Прежде чем это произойдет, Пётр должен будет пройти очень долгий путь проб и ошибок на пути военачальника, корабела и законодателя. На этом пути он часто выказывал неуверенность в своем статусе и своих силах, что демонстрирует незаконченность становления его идентичности.

Образ Учителя в харизматическом облике Петра I сочетался с образом Демиурга. При этом, как представляется, первый во многом служил своего рода уравновешивающим балансом второго. Если образ Демиурга, представлявшего царя-реформатора создателем новой России (буквально «из ничего») отражал личную составляющую петровской харизмы, революционную по определению [8], то образ Учителя был составной частью харизмы должностной, царской, неся, таким образом, отпечаток традиции, охранительности, так как предполагал наставление в «правильности» православия и общественного порядка. Таким образом, харизма царя-реформатора отражала всю гамму качеств его идентичности, включавшую, вопреки устоявшемуся клише непримиримого борца с традициями, значительную часть этих традиций, пусть и в собственной его авторской интерпретации. И противоречие здесь лишь кажущееся.
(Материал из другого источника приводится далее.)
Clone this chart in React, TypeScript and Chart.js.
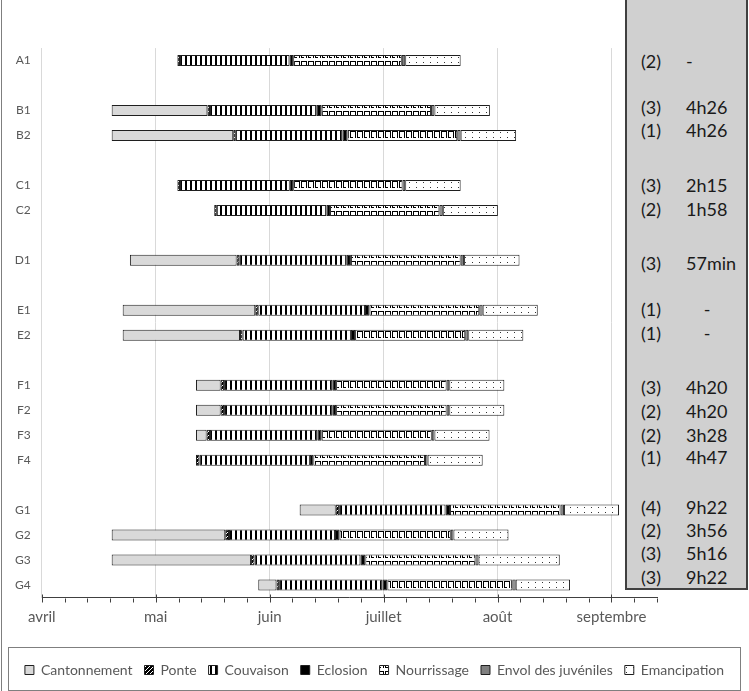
import { useEffect, useRef } from 'react';
import { Chart, registerables } from 'chart.js';

Chart.register(...registerables);

// Nest identifiers (blank entries are spacer rows between sites)
const rows = ['A1', '', 'B1', 'B2', '', 'C1', 'C2', '', 'D1', '', 'E1', 'E2', '', 'F1', 'F2', 'F3', 'F4', '', 'G1', 'G2', 'G3', 'G4'];

// Durations in days, counted from 1 April
const debut = [35.7, null, 18.4, 18.4, null, 35.7, 45.4, null, 23.2, null, 21.3, 21.3, null, 40.6, 40.6, 40.6, 40.6, null, 67.9, 18.4, 18.4, 57.0];
const cantonnement = [0, null, 25.2, 32.0, null, 0, 0, null, 28.1, null, 34.9, 30.9, null, 6.5, 6.5, 2.8, 0, null, 9.5, 29.9, 36.7, 4.8];
const ponte = [0.7, null, 0.7, 0.7, null, 0.7, 0.7, null, 0.7, null, 0.8, 0.7, null, 0.9, 0.9, 0.9, 0.9, null, 0.9, 1.0, 0.9, 0.7];
const couvaison = [28.8, null, 28.1, 28.1, null, 28.9, 28.9, null, 28.3, null, 28.1, 28.5, null, 28.5, 28.5, 28.3, 29.1, null, 28.0, 27.9, 27.9, 27.2];
const eclosion = [1.0, null, 1.3, 1.3, null, 0.9, 0.9, null, 1.1, null, 1.2, 1.1, null, 1.0, 1.0, 1.1, 0.9, null, 1.2, 1.2, 1.3, 1.3];
const nourrissage = [28.6, null, 28.8, 28.9, null, 28.8, 28.8, null, 28.9, null, 28.9, 29.0, null, 29.1, 29.1, 29.0, 29.4, null, 29.1, 29.3, 29.0, 32.9];
const envol = [0.9, null, 0.9, 0.9, null, 0.7, 0.9, null, 0.9, null, 0.9, 0.8, null, 0.7, 0.7, 0.7, 0.7, null, 0.9, 0.7, 0.8, 0.9];
const emancipation = [14.6, null, 14.6, 14.6, null, 14.6, 14.5, null, 14.6, null, 14.5, 14.5, null, 14.5, 14.5, 14.5, 14.5, null, 14.5, 14.5, 21.4, 14.3];

// Month axis
const monthLabels = ['avril', 'mai', 'juin', 'juillet', 'août', 'septembre'];
const monthStarts = [0, 30, 60, 90, 120, 150];
const axisMax = 162;
const minorStep = 6;

// Side panel: number of observations and duration per nest
const panelCounts = ['(2)', '(3)', '(1)', '(3)', '(2)', '(3)', '(1)', '(1)', '(3)', '(2)', '(2)', '(1)', '(4)', '(2)', '(3)', '(3)'];
const panelDurations = ['-', '4h26', '4h26', '2h15', '1h58', '57min', '-', '-', '4h20', '4h20', '3h28', '4h47', '9h22', '3h56', '5h16', '9h22'];

// Side panel layout
const panelLineY = [60.7, 106.7, 130, 185, 209, 262.7, 309, 333.3, 386.7, 410.7, 435, 456.7, 506.7, 530, 553.3, 576.7];
const panelValueCentered = [false, false, false, false, false, false, true, true, false, false, false, false, false, false, false, false];

const FONT = 'Lato, "Noto Sans", sans-serif';
const EDGE = '#1f1f1f';

function makePattern(w: number, h: number, draw: (ctx: CanvasRenderingContext2D) => void) {
  const c = document.createElement('canvas');
  c.width = w;
  c.height = h;
  const ctx = c.getContext('2d')!;
  draw(ctx);
  return ctx.createPattern(c, 'repeat')!;
}

const axisTicksPlugin = {
  id: 'axisTicks',
  afterDraw(chart: any) {
    const { ctx } = chart;
    const x = chart.scales.x;
    const y0 = Math.round(x.top) + 0.5;
    ctx.save();
    ctx.strokeStyle = '#404040';
    ctx.lineWidth = 1;
    for (let v = 0; v <= axisMax; v += minorStep) {
      const px = Math.round(x.getPixelForValue(v)) + 0.5;
      const major = monthStarts.includes(v);
      ctx.beginPath();
      ctx.moveTo(px, major ? y0 - 4 : y0);
      ctx.lineTo(px, y0 + 4);
      ctx.stroke();
    }
    // legend frame
    ctx.strokeStyle = '#7f7f7f';
    ctx.strokeRect(8.5, 647.5, 732, 43);
    ctx.restore();
  },
};

export default function App() {
  const ref = useRef<HTMLCanvasElement>(null);

  useEffect(() => {
    const canvas = ref.current!;
    const ponteFill = makePattern(4, 4, (c) => {
      c.fillStyle = '#000';
      c.fillRect(0, 0, 4, 4);
      c.fillStyle = '#fff';
      for (let i = 0; i < 4; i++) c.fillRect(i, 3 - i, 1, 1);
    });
    const couvaisonFill = makePattern(5, 1, (c) => {
      c.fillStyle = '#fff';
      c.fillRect(0, 0, 5, 1);
      c.fillStyle = '#000';
      c.fillRect(0, 0, 2, 1);
    });
    const nourrissageFill = makePattern(7, 10, (c) => {
      c.fillStyle = '#fff';
      c.fillRect(0, 0, 7, 10);
      c.fillStyle = '#000';
      c.fillRect(0, 1, 6, 1);
      c.fillRect(0, 1, 1, 7);
      c.fillRect(5, 1, 1, 7);
      c.fillRect(1, 7, 2, 1);
    });
    const emancipationFill = makePattern(7, 5, (c) => {
      c.fillStyle = '#fff';
      c.fillRect(0, 0, 7, 5);
      c.fillStyle = '#333';
      c.fillRect(3, 2, 1, 1);
    });

    const seg = (label: string, data: (number | null)[], fill: any) => ({
      label,
      data,
      backgroundColor: fill,
      borderColor: EDGE,
      borderWidth: 1,
      borderSkipped: false,
    });

    const chart = new Chart(canvas, {
      type: 'bar',
      data: {
        labels: rows,
        datasets: [
          { label: 'debut', data: debut, backgroundColor: 'rgba(0,0,0,0)', borderWidth: 0 } as any,
          seg('Cantonnement', cantonnement, '#d9d9d9'),
          seg('Ponte', ponte, ponteFill),
          seg('Couvaison', couvaison, couvaisonFill),
          seg('Eclosion', eclosion, '#000000'),
          seg('Nourrissage', nourrissage, nourrissageFill),
          seg('Envol des juvéniles', envol, '#808080'),
          seg('Emancipation', emancipation, emancipationFill),
        ],
      },
      options: {
        indexAxis: 'y',
        responsive: false,
        animation: false,
        events: [],
        layout: { padding: { left: 0, right: 0, top: 48.1, bottom: 4 } },
        datasets: { bar: { categoryPercentage: 1, barPercentage: 0.44 } },
        scales: {
          x: {
            type: 'linear',
            stacked: true,
            min: 0,
            max: axisMax,
            afterBuildTicks: (s: any) => {
              s.ticks = monthStarts.map((v) => ({ value: v }));
            },
            afterFit: (s: any) => {
              s.height = 53.5;
            },
            ticks: {
              autoSkip: false,
              maxRotation: 0,
              padding: 11,
              color: '#595959',
              font: { family: FONT, size: 15 },
              callback: (_v: any, i: number) => monthLabels[i],
            },
            grid: { color: '#d9d9d9', drawTicks: false },
            border: { color: '#404040', width: 1 },
          },
          y: {
            type: 'category',
            stacked: true,
            afterFit: (s: any) => {
              s.width = 41.8;
            },
            ticks: {
              autoSkip: false,
              padding: 11,
              color: '#595959',
              font: { family: FONT, size: 12 },
            },
            grid: { display: false, drawTicks: false },
            border: { color: '#d9d9d9', width: 1 },
          },
          side: {
            type: 'linear',
            position: 'right',
            afterFit: (s: any) => {
              s.width = 92;
            },
            ticks: { display: false },
            grid: { display: false },
            border: { display: false },
          },
        },
        plugins: {
          tooltip: { enabled: false },
          legend: {
            position: 'bottom',
            labels: {
              boxWidth: 9,
              boxHeight: 9,
              padding: 12,
              color: '#595959',
              font: { family: FONT, size: 14 },
              filter: (item: any) => item.datasetIndex !== 0,
            },
          },
        },
      } as any,
      plugins: [axisTicksPlugin],
    });
    return () => chart.destroy();
  }, []);

  return (
    <div style={{ position: 'absolute', left: 0, top: 0, width: 749, height: 691, background: '#fff', overflow: 'hidden', fontFamily: FONT }}>
      <canvas ref={ref} width={749} height={691} style={{ position: 'absolute', left: 0, top: 0 }} />
      <div style={{ position: 'absolute', left: 1, top: 0, width: 1, height: 691, background: '#7f7f7f' }} />
      <div
        style={{
          position: 'absolute',
          left: 625,
          top: -2,
          width: 119,
          height: 588,
          background: '#d0d0d0',
          border: '2px solid #404040',
        }}
      />
      {panelCounts.map((n, i) => (
        <div key={i}>
          <div style={{ position: 'absolute', left: 641, top: panelLineY[i] - 11, lineHeight: '22px', fontSize: 18, color: '#1a1a1a' }}>{n}</div>
          <div
            style={{
              position: 'absolute',
              left: 686,
              width: panelValueCentered[i] ? 42 : undefined,
              textAlign: panelValueCentered[i] ? 'center' : 'left',
              top: panelLineY[i] - 11,
              lineHeight: '22px',
              fontSize: 18,
              color: '#1a1a1a',
            }}
          >
            {panelDurations[i]}
          </div>
        </div>
      ))}
    </div>
  );
}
Реформатору, «сотрясателю устоев», необходима некая привязка к прошлому в качестве психологической компенсации, так как нарушение устоявшихся норм — тяжелейший стресс для любого новатора, в особенности столь эмоционально неуравновешенного и неуверенного в себе как Пётр I.

 

Литература:

1.     Богословский М.М. Петр Великий: материалы для биографии: в 6 т. / М.М Богословский; Археографическая комиссия; Архив РАН. М.: Наука, 2005. Т. I: Детство. Юность. Азовские походы, 30 мая 1672 – 9 марта 1697 / отв. ред. С.О. Шмидт; подгот. текста А.В. Мельникова.

2.     Анисимов Е.В. Время петровских реформ. Анисимов Е.В. Время петровских реформ. Л: Лениздат, 1989.

3.            Флоря Б.Н. Иван Грозный. М., 2003. (Жизнь замечат. людей: Сер. биогр.; Вып. 873).

4.     Андреев И.Л. Алексей Михайлович. М.: Молодая гвардия, 2006. (Жизнь замечат. людей: Сер. биор.; Вып. 971).

5.     Эриксон Э.Г. Детство и общество. СПб., 2000.

6.     Павленко Н.И. Пётр Великий. М.: Мысль, 1994.

7.     Берхгольц Ф.-В. Дневник. Ч. 1-2. // Неистовый реформатор. М.: Фонд Сергея Дубова, 2000., 2000.